El golpe histórico del momento es la captura de Joaquín El Chapo Guzmán, líder del cártel de Sinaloa y uno de los personajes consentidos de las listas de Forbes. No es cualquier cosa que se detenga al capo que hace 13 años se fugó de un penal de “alta seguridad”, lapso durante el cual, a pesar de ser “el más buscado”, logró que su negocio floreciera impunemente. Los rumores constantes de que El Chapo andaba sin mayores preocupaciones en Sinaloa (o en Guatemala, o en Durango) y las revelaciones en WikiLeaks de que la DEA llegó a negociar con su gente para afectar otros cárteles, no hacían sino alimentar las versiones de que continuaba haciendo negocios gracias a la complicidad de autoridades a ambos lados de la frontera.

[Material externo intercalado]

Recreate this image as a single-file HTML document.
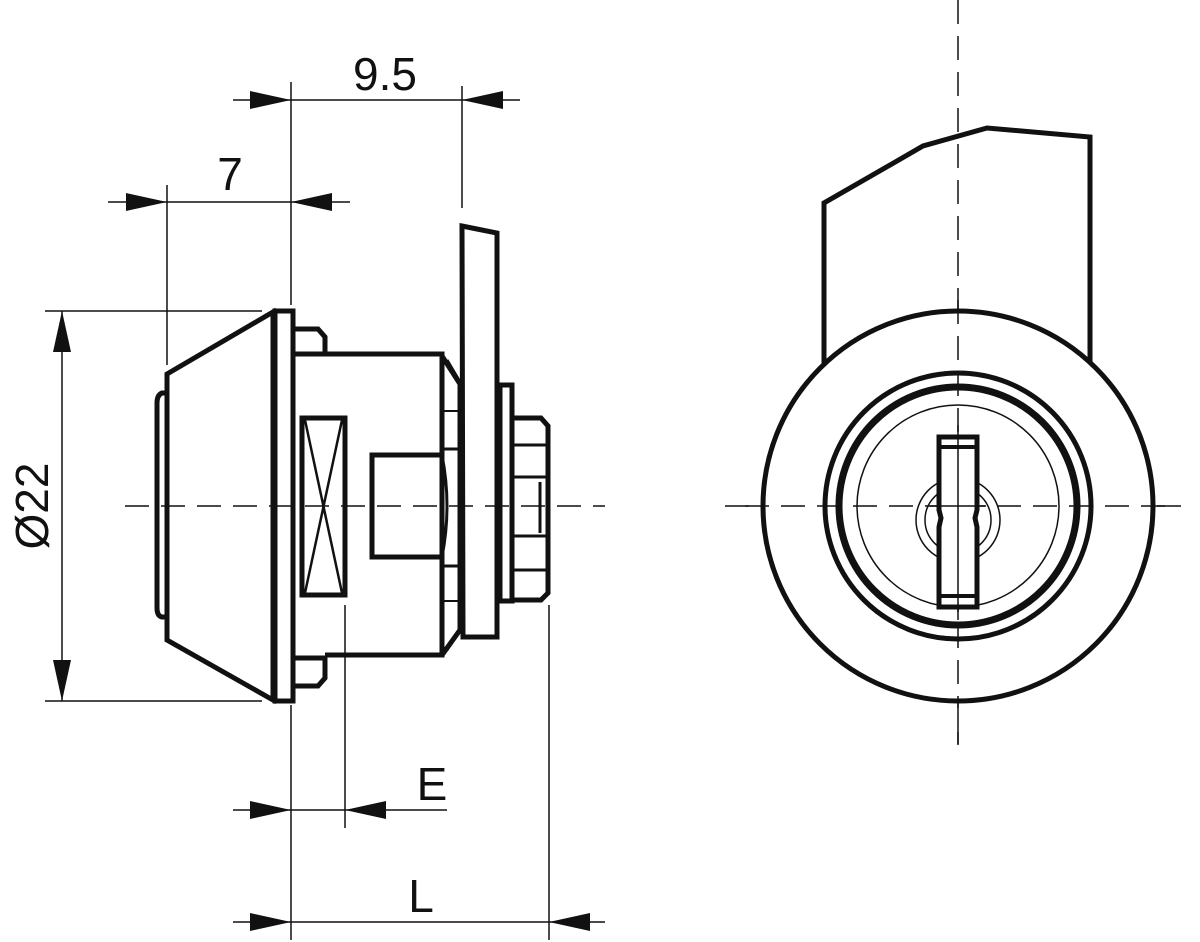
<!DOCTYPE html>
<html><head><meta charset="utf-8"><style>html,body{margin:0;padding:0;background:#fff}svg{display:block}</style></head>
<body>
<svg width="1200" height="942" viewBox="0 0 1200 942" xmlns="http://www.w3.org/2000/svg" font-family="Liberation Sans, sans-serif">
<g stroke="#111" fill="none">
<g stroke-width="1.5" stroke-dasharray="24,12">
<line x1="125" y1="506" x2="605" y2="506"/>
<line x1="725" y1="506" x2="1190" y2="506"/>
<line x1="958" y1="0" x2="958" y2="745"/>
</g>
<g stroke-width="1.5">
<line x1="45" y1="311" x2="262" y2="311"/>
<line x1="45" y1="701" x2="262" y2="701"/>
<line x1="167" y1="185" x2="167" y2="365"/>
<line x1="291" y1="82" x2="291" y2="305"/>
<line x1="291" y1="705" x2="291" y2="940"/>
<line x1="462" y1="86" x2="462" y2="208"/>
<line x1="345" y1="605" x2="345" y2="828"/>
<line x1="549" y1="605" x2="549" y2="940"/>
<line x1="233" y1="100" x2="520" y2="100"/>
<line x1="108" y1="202" x2="350" y2="202"/>
<line x1="62" y1="311" x2="62" y2="701"/>
<line x1="233" y1="810" x2="447" y2="810"/>
<line x1="233" y1="922" x2="605" y2="922"/>
</g>
</g>
<g fill="#111">
<polygon points="291,100 250,91 250,109"/>
<polygon points="462,100 503,91 503,109"/>
<polygon points="167,202 126,193 126,211"/>
<polygon points="291,202 332,193 332,211"/>
<polygon points="62,311 53,352 71,352"/>
<polygon points="62,701 53,660 71,660"/>
<polygon points="291,810 250,801 250,819"/>
<polygon points="345,810 386,801 386,819"/>
<polygon points="291,922 250,913 250,931"/>
<polygon points="549,922 590,913 590,931"/>
</g>
<g fill="#111" font-size="46">
<text x="385" y="90" text-anchor="middle">9.5</text>
<text x="230" y="190" text-anchor="middle">7</text>
<text x="432" y="800" text-anchor="middle">E</text>
<text x="421" y="912" text-anchor="middle">L</text>
<text transform="translate(48,506) rotate(-90)" text-anchor="middle">Ø22</text>
</g>
<g stroke="#111" stroke-width="5" fill="none" stroke-linejoin="miter">
<path d="M167,374 L273,312 L273,700 L167,640 Z"/>
<path d="M167,393 L162,393 Q157,395 157,403 L157,608 Q157,616 162,617 L167,617"/>
<rect x="275" y="311" width="18" height="390"/>
<path d="M295,329 L318,329 L325,337 L325,354 L293,354"/>
<path d="M295,686 L318,686 L325,678 L325,658 L293,658"/>
<path d="M325,354 L442,354 L442,655 L325,655"/>
<path d="M442,356 L460,384 L460,630 L442,655"/>
<line x1="447" y1="360" x2="460" y2="382" stroke-width="3"/>
<line x1="447" y1="650" x2="460" y2="628" stroke-width="3"/>
<line x1="442" y1="411" x2="458" y2="411" stroke-width="2"/>
<line x1="442" y1="449" x2="458" y2="449" stroke-width="3"/>
<line x1="442" y1="566" x2="458" y2="566" stroke-width="3"/>
<line x1="442" y1="601" x2="458" y2="601" stroke-width="2"/>
<rect x="302" y="418" width="43" height="177"/>
<path d="M305,420 L342,593 M342,420 L305,593" stroke-width="2.5"/>
<path d="M442,455 L372,455 L372,557 L442,557"/>
<path d="M442,455 Q452,506 442,557" stroke-width="3"/>
<path d="M462,226 L497,233 L497,637 L463,637 Z"/>
<rect x="500" y="385" width="12" height="216"/>
<path d="M512,418 L541,418 L548,426 L548,593 L541,600 L512,600"/>
<line x1="512" y1="445" x2="546" y2="445" stroke-width="3"/>
<line x1="512" y1="477" x2="546" y2="477" stroke-width="3"/>
<line x1="512" y1="536" x2="546" y2="536" stroke-width="3"/>
<line x1="512" y1="570" x2="546" y2="570" stroke-width="3"/>
<line x1="540" y1="482" x2="540" y2="533" stroke-width="3"/>
</g>
<g stroke="#111" fill="none">
<path d="M824,365 L824,203 L923,146 L987,128 L1090,137 L1090,368" stroke-width="5"/>
<circle cx="958" cy="506" r="195" stroke-width="5" fill="#fff"/>
<line x1="958" y1="300" x2="958" y2="745" stroke-width="1.5" stroke-dasharray="24,12"/>
<circle cx="958" cy="506" r="133" stroke-width="5"/>
<circle cx="958" cy="506" r="119" stroke-width="7"/>
<circle cx="958" cy="506" r="101" stroke-width="1.5"/>
<circle cx="958" cy="520" r="42" stroke-width="1.5"/>
<circle cx="958" cy="520" r="33" stroke-width="1.5"/>
<line x1="745" y1="506" x2="1175" y2="506" stroke-width="1.5" stroke-dasharray="24,12"/>
<path d="M939,437 L977,437 L977,510 L975,518 L977,527 L977,607 L939,607 L939,527 L941,518 L939,510 Z" fill="#fff" stroke-width="5"/>
<line x1="941" y1="447" x2="975" y2="447" stroke-width="4"/>
<line x1="941" y1="596" x2="975" y2="596" stroke-width="4"/>
<line x1="958" y1="425" x2="958" y2="620" stroke-width="1.5"/>
<line x1="930" y1="506" x2="986" y2="506" stroke-width="1.5"/>
</g>
</svg>
</body></html>
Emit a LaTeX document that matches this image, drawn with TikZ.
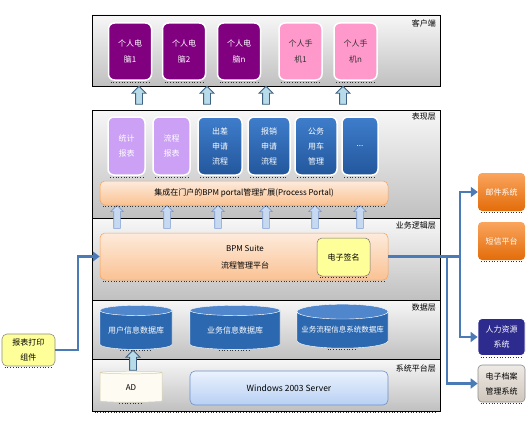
\documentclass[tikz,border=0pt]{standalone}
\usepackage{fontspec}
\setmainfont{Noto Sans CJK SC}
\usetikzlibrary{shapes.geometric,shapes.arrows,arrows.meta}
\definecolor{layT}{HTML}{F7F7F7}
\definecolor{layB}{HTML}{C0C0C0}
\definecolor{purp}{HTML}{800080}
\definecolor{pinkc}{HTML}{FF99CC}
\definecolor{lav}{HTML}{CBA0F5}
\definecolor{blueT}{HTML}{3F7DCB}
\definecolor{blueB}{HTML}{22579C}
\definecolor{orgT}{HTML}{FDEBDC}
\definecolor{orgB}{HTML}{FAC293}
\definecolor{orgD}{HTML}{F5A15A}
\definecolor{yel}{HTML}{FFFF99}
\definecolor{cylE}{HTML}{4F86CC}
\definecolor{cylBd}{HTML}{2C68B0}
\definecolor{adF}{HTML}{FDFBF2}
\definecolor{adD}{HTML}{D6CFAE}
\definecolor{winT}{HTML}{EAF2FD}
\definecolor{winB}{HTML}{B8D0F3}
\definecolor{winD}{HTML}{6F8FC8}
\definecolor{exT}{HTML}{FAA55E}
\definecolor{exB}{HTML}{E36C09}
\definecolor{hrc}{HTML}{2E2B8F}
\definecolor{arT}{HTML}{EEEAE5}
\definecolor{arB}{HTML}{CFC6BC}
\definecolor{conn}{HTML}{4A7BB7}
\definecolor{upF}{HTML}{B8DBE9}
\definecolor{upD}{HTML}{3D6182}
\definecolor{up2F}{HTML}{C6D9F1}
\definecolor{up2D}{HTML}{7B9BD1}
\begin{document}
\begin{tikzpicture}[x=1pt,y=-1pt,
  layer/.style={draw=black, line width=0.7pt, top color=layT, bottom color=layB, minimum width=348, inner sep=0},
  laylabel/.style={font=\fontsize{8}{9}\selectfont, anchor=north east, inner sep=0},
  pcbox/.style={draw=white, line width=1.5pt, rounded corners=6pt, minimum height=57, minimum width=43, align=center, inner sep=0, font=\fontsize{8}{16}\selectfont},
  pbox/.style={draw=white, line width=1.5pt, rounded corners=6pt, minimum height=58, align=center, inner sep=0, font=\fontsize{8}{15}\selectfont, text=white},
  orgbar/.style={draw=orgD, line width=0.5pt, rounded corners=5pt, top color=orgT, bottom color=orgB, inner sep=0},
  upA/.style={single arrow, shape border rotate=90, draw=upD, fill=upF, line width=0.9pt, minimum height=18, inner sep=3pt, single arrow head extend=3.5pt},
  upB/.style={single arrow, shape border rotate=90, draw=up2D, fill=up2F, line width=0.6pt, minimum height=23, inner sep=3pt, single arrow head extend=3pt},
  dbcyl/.style={cylinder, shape border rotate=90, aspect=0.18, draw=white, line width=0.4pt, cylinder uses custom fill, cylinder body fill=cylBd, cylinder end fill=cylE, text=white, inner sep=0, font=\fontsize{8}{9}\selectfont},
  extbox/.style={rounded corners=4pt, minimum width=47, align=center, inner sep=0, font=\fontsize{8}{15}\selectfont},
  cline/.style={draw=conn, line width=2.6pt},
  ctip/.style={-{Triangle[length=7pt,width=10pt]}},
  shd/.style={dotted, line width=0.7pt, black!80}
]
\useasboundingbox (0,0) rectangle (527,420);

% layers
\node[layer, minimum height=71] (L1) at (266,50.5) {};
\node[layer, minimum height=108] (L2) at (266,164) {};
\node[layer, minimum height=82] (L3) at (266,259) {};
\node[layer, minimum height=59] (L4) at (266,329.5) {};
\node[layer, minimum height=52] (L5) at (266,385) {};
\node[laylabel] (t1) at (436,20) {客户端};
\node[laylabel] (t2) at (436,113) {表现层};
\node[laylabel] (t3) at (436,222) {业务逻辑层};
\node[laylabel] (t4) at (436,304) {数据层};
\node[laylabel] (t5) at (436,365) {系统平台层};

% client nodes
\node[pcbox, fill=purp, text=white] (c1) at (130,51.5) {个人电\\脑1};
\node[pcbox, fill=purp, text=white] (c2) at (184,51.5) {个人电\\脑2};
\node[pcbox, fill=purp, text=white] (c3) at (239,51.5) {个人电\\脑n};
\node[pcbox, fill=pinkc, text=black!80] (c4) at (300.5,51.5) {个人手\\机1};
\node[pcbox, fill=pinkc, text=black!80] (c5) at (355.5,51.5) {个人手\\机n};

% arrows client <- presentation
\node[upA] (a1) at (139,97) {};
\node[upA] (a2) at (207,97) {};
\node[upA] (a3) at (266,97) {};
\node[upA] (a4) at (343,97) {};

% presentation nodes
\node[pbox, fill=lav, minimum width=37] (p1) at (126.5,146) {统计\\报表};
\node[pbox, fill=lav, minimum width=37] (p2) at (171.5,146) {流程\\报表};
\node[pbox, top color=blueT, bottom color=blueB, minimum width=44] (p3) at (220,146) {出差\\申请\\流程};
\node[pbox, top color=blueT, bottom color=blueB, minimum width=42] (p4) at (269,146) {报销\\申请\\流程};
\node[pbox, top color=blueT, bottom color=blueB, minimum width=42] (p5) at (316,146) {公务\\用车\\管理};
\node[pbox, top color=blueT, bottom color=blueB, minimum width=36] (p6) at (360,146) {...};

\node[orgbar, minimum width=288, minimum height=24, font=\fontsize{8}{9}\selectfont] (portal) at (244,193) {集成在门户的BPM portal管理扩展(Process Portal)};

% arrows portal <- bpm
\node[upB] (b1) at (117,218.5) {};
\node[upB] (b2) at (167,218.5) {};
\node[upB] (b3) at (218,218.5) {};
\node[upB] (b4) at (266,218.5) {};
\node[upB] (b5) at (315,218.5) {};
\node[upB] (b6) at (360,218.5) {};

% business
\node[orgbar, minimum width=288, minimum height=47] (bpm) at (244,256.5) {};
\node[font=\fontsize{8}{9}\selectfont, inner sep=0] (bpmt1) at (245,248) {BPM Suite};
\node[font=\fontsize{8}{9}\selectfont, inner sep=0] (bpmt2) at (245,265) {流程管理平台};
\node[draw=black!55, line width=0.5pt, fill=yel, rounded corners=5pt, minimum width=53, minimum height=38, inner sep=0, font=\fontsize{8}{9}\selectfont] (sig) at (343.5,257) {电子签名};

% data
\node[dbcyl, minimum width=72, minimum height=44] (d1) at (136,330) {用户信息数据库};
\node[dbcyl, minimum width=90, minimum height=44] (d2) at (235,330) {业务信息数据库};
\node[dbcyl, minimum width=91, minimum height=44, font=\fontsize{7.5}{9}\selectfont] (d3) at (342.5,330) {业务流程信息系统数据库};

% platform
\node[cylinder, shape border rotate=90, aspect=0.25, draw=adD, line width=0.5pt, fill=adF, minimum width=62, minimum height=31, inner sep=0, font=\fontsize{8}{9}\selectfont] (ad) at (131,387.5) {AD};
\node[upA, minimum height=20] (a5) at (133,362) {};
\node[draw=winD, line width=0.6pt, rounded corners=5pt, top color=winT, bottom color=winB, minimum width=198, minimum height=34, inner sep=0, font=\fontsize{8.5}{9}\selectfont] (win) at (289,388) {Windows 2003 Server};

% external systems
\node[extbox, top color=exT, bottom color=exB, text=white, minimum height=38] (r1) at (501.5,192) {邮件系统};
\node[extbox, top color=exT, bottom color=exB, text=white, minimum height=38] (r2) at (501.5,241) {短信平台};
\node[extbox, fill=hrc, draw=white, line width=0.8pt, text=white, minimum height=37] (r3) at (501.5,337) {人力资源\\系统};
\node[extbox, top color=arT, bottom color=arB, draw=black!45, line width=0.6pt, text=black, minimum height=37] (r4) at (501.5,383.5) {电子档案\\管理系统};
\node[draw=black!45, line width=0.6pt, fill=yel, rounded corners=5pt, minimum width=53, minimum height=32, align=center, inner sep=0, font=\fontsize{8}{15}\selectfont] (rep) at (28.5,350) {报表打印\\组件};

% dotted shadows
\foreach \n in {c1,c2,c3,c4,c5,p1,p2,p3,p4,p5,p6,portal,bpm,sig,r1,r2,r3,r4,rep,ad,d1,d2,d3,L5}
  \draw[shd] ([shift={(3pt,-1.2pt)}]\n.south west) -- ([shift={(-3pt,-1.2pt)}]\n.south east);

% connectors
\coordinate (j1) at (460,256.5);
\coordinate (j2) at (447,256.5);
\coordinate (lk) at (78,350);
\draw[cline] (bpm.east) -- (j1);
\draw[cline, ctip] (j1) |- (r1.west);
\draw[cline, ctip] (j1) |- (r3.west);
\draw[cline, ctip] (j2) |- (r4.west);
\draw[cline, ctip] (rep.east) -- (lk) |- (bpm.west);
\end{tikzpicture}
\end{document}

El gobierno de Enrique Peña Nieto quisiera que este arresto fuera suficiente para desmentir esas versiones, pero en un país en el que la espectacularidad ha sustituido a la eficacia, tenemos derecho a limitar las celebraciones. Que el operativo haya sucedido apenas un par de días después de la anodina visita de Obama a México (en la cual el tema principal de la agenda fue la competitividad comercial), aumenta las sospechas de que ya se sabía dónde estaba El Chapo y su detención era un asunto de cálculo político.

Pero, más allá de lo que le suceda a los compañeros de viaje de Guzmán, es necesario señalar que, por sí mismo, esto no mejora un ápice las condiciones en que los mexicanos deben sobrevivir todos los días en la calle. México sigue siendo el país donde más del 90% de los asesinatos quedan sin resolver, el país donde hace unas semanas se encontraron cientos de cadáveres en fosas comunes en el estado de Coahuila, y donde hace unos días 20 personas fueron asesinadas en el estado de Guerrero, cuando celebraban una asamblea para organizar autodefensas.

En una época en la que, en los hechos, el Estado parece haber renunciado a su obligación de garantizar la integridad de sus ciudadanos en amplias zonas del país, mientras eso no cambie, la captura de El Chapo Guzmán no puede ser vista más que como otro golpe de imagen. A fin de cuentas, el del narcotráfico es un negocio en el que todo mundo es sacrificable, salvo aquellos que, lejos de las calles devastadas por el crimen, administran sus cuentas sin distraerse demasiado porque han perdido a uno de sus operadores.